Her range was always internationally renowned for its quality, something that stemmed from her belief that’s it’s not about the price but the value you get from something that’s finely crafted and made to last. “This country doesn’t invest enough in this industry at the grassroots level – it’s very much in the quick-to-market publicity sense of branding as opposed to the quality of the product.”
She believes that, while Australia has a good reputation in the international fashion industry, it’s important for new designers to deliver on time. “There’s always a new darling in fashion, so, you’ve got to make sure you deliver,” she says. “It’s up to our industry to support people and help make them realise it’s not all about being new and fabulous, and getting the press side of it, but about having production and costings and everything in place. This means if you do sell-out, and even if you don’t sell, you don’t frustrate retailers by leaving them with empty floor space.”
Changing the way she was doing business didn’t happen overnight. In fact, it’s taken the best part of the past year to shift the focus. She’s also been hard at work compiling a retrospective of her work to be held at the Powerhouse Museum in 2015.
Has she achieved the balance she was seeking? Dinnigan thinks she’ll be in a better position to answer this question early next year. “I’m still working five or six days a week re-organising and restructuring the business,” she says. “We’re moving into a different space, making it a creative business with graphics and design. It’s taken a year just to get to where we are now and to do everything properly and ethically takes time and costs money. So I’m still trying to find some time out.

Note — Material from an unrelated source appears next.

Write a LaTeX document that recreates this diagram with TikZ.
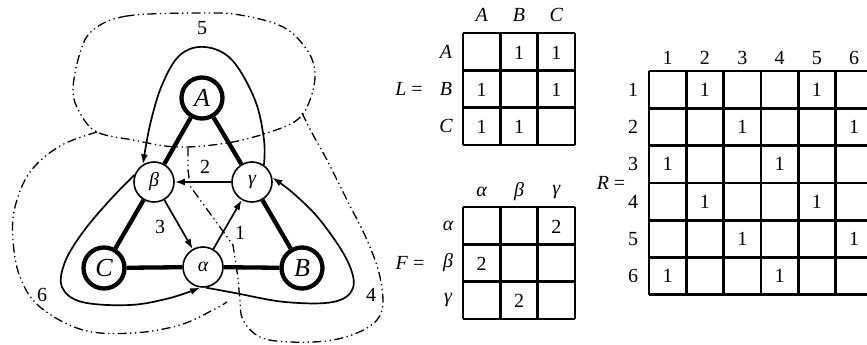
\documentclass[tikz,border=0pt]{standalone}
\usepackage{fontspec}
\setmainfont{Liberation Serif}
\usetikzlibrary{arrows.meta}
\begin{document}
\begin{tikzpicture}[x=1pt,y=-1pt,
  bignode/.style={circle,draw,line width=4.3pt,minimum size=41pt,inner sep=0pt,fill=white,font=\fontsize{26}{26}\selectfont\itshape},
  smallnode/.style={circle,draw,line width=1.6pt,minimum size=40pt,inner sep=0pt,fill=white,font=\fontsize{20}{20}\selectfont\itshape},
  thickedge/.style={line width=4.3pt},
  arr/.style={line width=1.7pt,-{Latex[length=10pt,width=7pt]}},
  region/.style={line width=1.3pt,dash pattern=on 9pt off 3.5pt on 1.3pt off 3.5pt on 1.3pt off 3.5pt},
  lbl/.style={font=\fontsize{20}{20}\selectfont},
  ilbl/.style={font=\fontsize{20}{20}\selectfont\itshape},
  mgrid/.style={line width=2.8pt},
]
\useasboundingbox (0,0) rectangle (867,345);

% regions
\draw[region] plot[smooth cycle,tension=0.6] coordinates {(200,13) (127,16) (93,30) (80,53) (73,90) (80,113) (97,132) (133,140) (177,147) (227,143) (267,133) (297,120) (310,100) (315,73) (307,50) (283,27) (240,15)};
\draw[region] plot[smooth,tension=0.6] coordinates {(97,132) (60,146) (30,172) (15,207) (13,240) (20,277) (40,307) (83,330) (133,333) (180,325) (213,310) (227,302)};
\draw[region] plot[smooth,tension=0.6] coordinates {(302,113) (312,133) (327,160) (347,200) (367,240) (380,277) (382,310) (367,328) (333,340) (290,342) (260,337) (243,320) (240,300) (238,278)} -- (233,245) -- (190,186) -- (188,170) -- (188,147);

% nodes
\node[bignode] (A) at (202,98) {A};
\node[bignode] (C) at (104,268) {C};
\node[bignode] (B) at (302,268) {B};
\node[smallnode] (be) at (154,182) {β};
\node[smallnode] (ga) at (252,182) {γ};
\node[smallnode] (al) at (203,267) {α};

% thick edges
\draw[thickedge] (A) -- (be);
\draw[thickedge] (A) -- (ga);
\draw[thickedge] (be) -- (C);
\draw[thickedge] (ga) -- (B);
\draw[thickedge] (C) -- (al);
\draw[thickedge] (al) -- (B);

% arrows
\draw[arr] (ga) -- (be);
\draw[arr] (be) -- (al);
\draw[arr] (al) -- (ga);

% loops
\draw[arr] plot[smooth,tension=0.6] coordinates {(ga.55) (264,140) (255,100) (232,60) (205,47) (180,55) (162,85) (150,125) (be.122)};
\draw[arr] plot[smooth,tension=0.6] coordinates {(be.160) (110,200) (83,232) (65,262) (62,287) (82,302) (130,305) (170,298) (al.262)};
\draw[arr] plot[smooth,tension=0.6] coordinates {(al.278) (235,293) (285,302) (333,302) (353,288) (347,260) (320,220) (293,193) (ga.12)};

% labels
\node[lbl] (l5) at (202,28) {5};
\node[lbl] (l2) at (205,167) {2};
\node[lbl] (l3) at (160,227) {3};
\node[lbl] (l1) at (240,233) {1};
\node[lbl] (l6) at (42,295) {6};
\node[lbl] (l4) at (371,295) {4};

% matrix L
\def\cw{37.33}
\node[lbl] (Leq) at (409,89) {\textit{L} =};
\foreach \i/\t in {1/A,2/B,3/C}{
  \node[ilbl] (Lc\i) at ({463+\cw*(\i-0.5)},15) {\t};
  \node[ilbl] (Lr\i) at (446,{33+\cw*(\i-0.5)}) {\t};
}
\foreach \k in {0,1,2,3}{
  \draw[mgrid] ({463+\cw*\k},33) -- ({463+\cw*\k},{33+3*\cw});
  \draw[mgrid] (463,{33+\cw*\k}) -- ({463+3*\cw},{33+\cw*\k});
}
\foreach \r/\c in {1/2,1/3,2/1,2/3,3/1,3/2}{
  \node[lbl] at ({463+\cw*(\c-0.5)},{33+\cw*(\r-0.5)+1}) {1};
}

% matrix F
\node[lbl] (Feq) at (410,263) {\textit{F} =};
\foreach \i/\t in {1/α,2/β,3/γ}{
  \node[ilbl] (Fc\i) at ({463+\cw*(\i-0.5)},192) {\t};
  \node[ilbl] (Fr\i) at (448,{207+\cw*(\i-0.5)}) {\t};
}
\foreach \k in {0,1,2,3}{
  \draw[mgrid] ({463+\cw*\k},207) -- ({463+\cw*\k},{207+3*\cw});
  \draw[mgrid] (463,{207+\cw*\k}) -- ({463+3*\cw},{207+\cw*\k});
}
\foreach \r/\c in {1/3,2/1,3/2}{
  \node[lbl] at ({463+\cw*(\c-0.5)},{207+\cw*(\r-0.5)+1}) {2};
}

% matrix R
\def\rw{37.3}
\node[lbl] (Req) at (611,183) {\textit{R} =};
\foreach \i in {1,...,6}{
  \node[lbl] (Rc\i) at ({649+\rw*(\i-0.5)},58) {\i};
  \node[lbl] (Rr\i) at (633,{71+\rw*(\i-0.5)}) {\i};
}
\foreach \k in {0,...,6}{
  \draw[mgrid] ({649+\rw*\k},71) -- ({649+\rw*\k},{71+6*\rw});
  \draw[mgrid] (649,{71+\rw*\k}) -- ({649+6*\rw},{71+\rw*\k});
}
\foreach \r/\c in {1/2,1/5,2/3,2/6,3/1,3/4,4/2,4/5,5/3,5/6,6/1,6/4}{
  \node[lbl] at ({649+\rw*(\c-0.5)},{71+\rw*(\r-0.5)}) {1};
}
\end{tikzpicture}
\end{document}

I’m passionate about my family but I’m also passionate about my work.”
Even after more than two decades in the industry, she still feels flattered when she spots one of her dresses on the red carpet. “I feel proud when royalty like Crown Princess Mary of Denmark or Catherine, the Duchess of Cambridge, choose to wear my clothes, given that they have the choice of any of the designers of the world,” she says.
Meanwhile, her clothes are already becoming collector’s pieces – Dinnigan suggests hanging on to them.